Wednesday, September 16, 2009

Zucchini Casserole

Zucchini Casserole

This is a really simple dish - it's just a casserole - but we really like it!
1 1/2 lb. zucchini (6 cups) cut in 1/4 " slices
1 lb. ground beef (I use ground turkey and I only use a 1/2 lb.)
1/2 medium onion, finely choppped
1 1/2 c. uncooked white* rice
(brown rice works - but it take FOREVER to cook in this recipe - so I recommend using white)
2 cloves garlic, minced (I often don't have garlic - so I just sprinkle in a little garlic powder and call it good :)
1 t. Oregano (I use Italian Seasoning - because that's all I have)
2 c. cottage cheese
1 can cream of celery soup
1 c. grated cheddar cheese
1 c. water

Instructions:
Cook zucchini in boiled salted water until BARELY tender.

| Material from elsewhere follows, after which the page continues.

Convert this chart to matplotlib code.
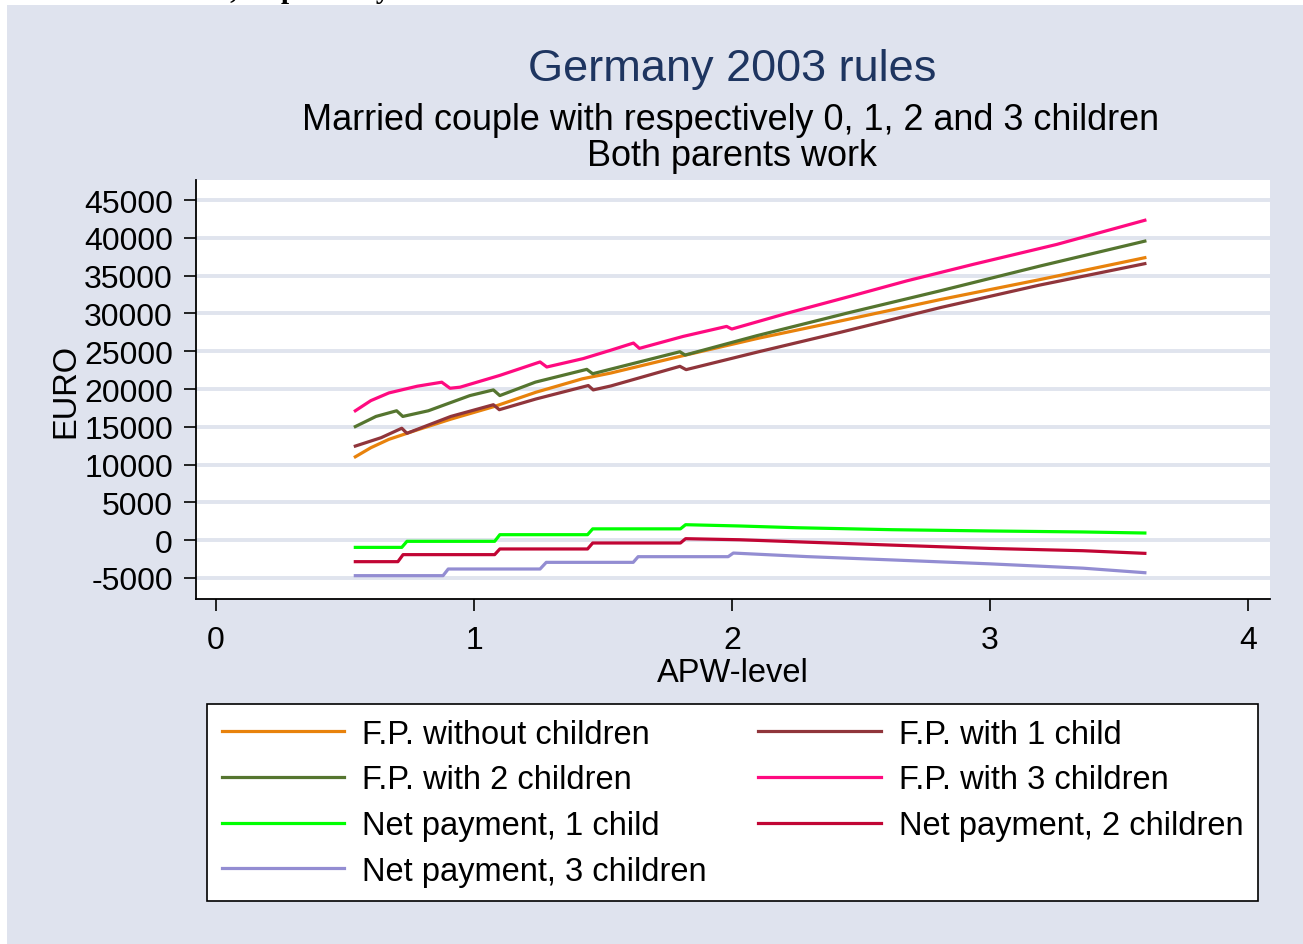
import matplotlib.pyplot as plt
from matplotlib.patches import Rectangle

plt.rcParams['font.family'] = ['Liberation Sans', 'DejaVu Sans']
plt.rcParams['axes.unicode_minus'] = False

# F.P. = family payments, EURO per year, by APW-level
fp0_x = [0.54, 0.60, 0.67, 0.78, 0.91, 1.08, 1.24, 1.42, 1.53, 1.81, 2.10, 2.42, 2.81, 3.19, 3.60]
fp0_y = [11030, 12230, 13340, 14590, 16010, 17700, 19570, 21350, 22110, 24410, 26700, 29000, 31850, 34450, 37370]

fp1_x = [0.54, 0.64, 0.72, 0.74, 0.91, 1.075, 1.098, 1.24, 1.443, 1.462, 1.53, 1.798, 1.822, 2.10, 2.42, 2.81, 3.19, 3.60]
fp1_y = [12450, 13560, 14810, 14140, 16370, 17920, 17260, 18680, 20460, 19880, 20400, 23000, 22560, 24900, 27500, 30790, 33730, 36580]

fp2_x = [0.54, 0.62, 0.70, 0.724, 0.823, 0.894, 0.984, 1.075, 1.10, 1.238, 1.437, 1.46, 1.527, 1.798, 1.818, 2.096, 2.457, 2.806, 3.194, 3.60]
fp2_y = [15030, 16370, 17120, 16370, 17120, 18010, 19130, 19880, 19130, 20910, 22600, 22020, 22600, 24930, 24490, 27050, 30130, 32980, 36270, 39560]

fp3_x = [0.54, 0.60, 0.67, 0.78, 0.875, 0.907, 0.946, 1.10, 1.256, 1.282, 1.423, 1.527, 1.618, 1.641, 1.811, 1.979, 1.999, 2.225, 2.457, 2.677, 2.935, 3.258, 3.60]
fp3_y = [17120, 18460, 19480, 20370, 20900, 20100, 20240, 21800, 23580, 22910, 24020, 25100, 26080, 25375, 26960, 28280, 27930, 30130, 32250, 34300, 36490, 39120, 42320]

net1_x = [0.54, 0.72, 0.74, 1.08, 1.10, 1.44, 1.46, 1.80, 1.82, 2.03, 2.25, 2.62, 3.00, 3.36, 3.60]
net1_y = [-950, -950, -150, -150, 730, 730, 1500, 1500, 2050, 1880, 1650, 1390, 1220, 1090, 950]

net2_x = [0.54, 0.705, 0.725, 1.08, 1.10, 1.44, 1.46, 1.80, 1.82, 2.03, 2.29, 2.62, 3.00, 3.36, 3.60]
net2_y = [-2840, -2840, -1910, -1910, -1160, -1160, -370, -370, 200, 60, -260, -650, -1090, -1390, -1740]

net3_x = [0.54, 0.88, 0.90, 1.256, 1.28, 1.617, 1.636, 1.985, 2.005, 2.29, 2.62, 3.00, 3.36, 3.60]
net3_y = [-4690, -4690, -3810, -3810, -2930, -2930, -2180, -2180, -1700, -2170, -2610, -3130, -3700, -4300]

y_ticks = [-5000, 0, 5000, 10000, 15000, 20000, 25000, 30000, 35000, 40000, 45000]
x_ticks = [0, 1, 2, 3, 4]

bg = '#DFE3EE'
W, H = 1303, 945
fig = plt.figure(figsize=(W / 100, H / 100), dpi=100, facecolor='white')

# cut-off caption line from the page above the graph
fig.text(3 / W, 1 + 2.2 / H, 'and three children, respectively.', family='Liberation Serif',
         fontweight='bold', fontsize=20.8, va='baseline', ha='left')
fig.patches.append(Rectangle((7 / W, 0), 1, 1 - 6 / H, transform=fig.transFigure,
                             facecolor=bg, edgecolor='none', zorder=-5))

ax = fig.add_axes([196 / W, (H - 600) / H, 1074 / W, 419 / H])
ax.set_facecolor('white')

lw = 2.3
ax.plot(fp0_x, fp0_y, color='#E8820C', lw=lw, label='F.P. without children')
ax.plot(fp1_x, fp1_y, color='#90353B', lw=lw, label='F.P. with 1 child')
ax.plot(fp2_x, fp2_y, color='#55752F', lw=lw, label='F.P. with 2 children')
ax.plot(fp3_x, fp3_y, color='#FF0A80', lw=lw, label='F.P. with 3 children')
ax.plot(net1_x, net1_y, color='#00FF00', lw=lw, label='Net payment, 1 child')
ax.plot(net2_x, net2_y, color='#C10534', lw=lw, label='Net payment, 2 children')
ax.plot(net3_x, net3_y, color='#938DD2', lw=lw, label='Net payment, 3 children')

ax.set_xlim(-0.0775, 4.085)
ax.set_ylim(-7778, 47646)
ax.set_yticks(y_ticks)
ax.set_xticks(x_ticks)
ax.grid(axis='y', color='#E0E4EE', lw=2.8, zorder=0)
ax.set_axisbelow(True)
ax.tick_params(labelsize=23, length=8.6, width=1.2)
ax.tick_params(axis='y', pad=8)
ax.tick_params(axis='x', pad=10.2)
for s in ['top', 'right']:
    ax.spines[s].set_visible(False)
for s in ['left', 'bottom']:
    ax.spines[s].set_linewidth(1.3)

ax.set_xlabel('APW-level', fontsize=23.5, labelpad=1.2)
ax.set_ylabel('EURO', fontsize=23.5, labelpad=2)

fig.text(732 / W, 1 - 69 / H, 'Germany 2003 rules', fontsize=32.5, color='#1E3560',
         ha='center', va='center')
fig.text(731 / W, 1 - 121 / H, 'Married couple with respectively 0, 1, 2 and 3 children',
         fontsize=25.9, ha='center', va='center')
fig.text(732 / W, 1 - 157 / H, 'Both parents work', fontsize=25.9, ha='center', va='center')

handles, labels = ax.get_legend_handles_labels()
order = [0, 2, 4, 6, 1, 3, 5]
leg = ax.legend([handles[i] for i in order], [labels[i] for i in order], ncol=2,
                loc='upper left', bbox_to_anchor=(207 / W, 1 - 905 / H, 1051 / W, 200 / H),
                bbox_transform=fig.transFigure, mode='expand', borderaxespad=0,
                fontsize=23.5, handlelength=3.75, handletextpad=0.55, labelspacing=0.45,
                borderpad=0.45, fancybox=False, framealpha=1, edgecolor='black')
leg.get_frame().set_linewidth(1.2)

fig.savefig('out.png', dpi=100, facecolor='white')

Drain well.
Saute beef with onion and garlic, drain well.
Add rice and seasoning to the beef mixture, brown slightly.
Add water.
Place half of sliced zucchini on the bottom of a 9 x 13 pan.
Cover with beef mixture.
Spoon cottage cheese over beef mixture.
Cover with remaining zucchini and then spread can of soup over all. Okay, I'll be honest - it always looks gross to me at this point - but don't worry - it's yummy!
Bake at 350 degrees, covered, for 40 minutes. Remove and sprinkle cheese ove rthe top. Check rice for tenderness and cook for 5 minutes more. This recipe is from my mother, Mickie Niland.
*I usually only cook with brown rice - and it does work in this recipe - but it take FOREVER to cook - so I recommend using white rice instead.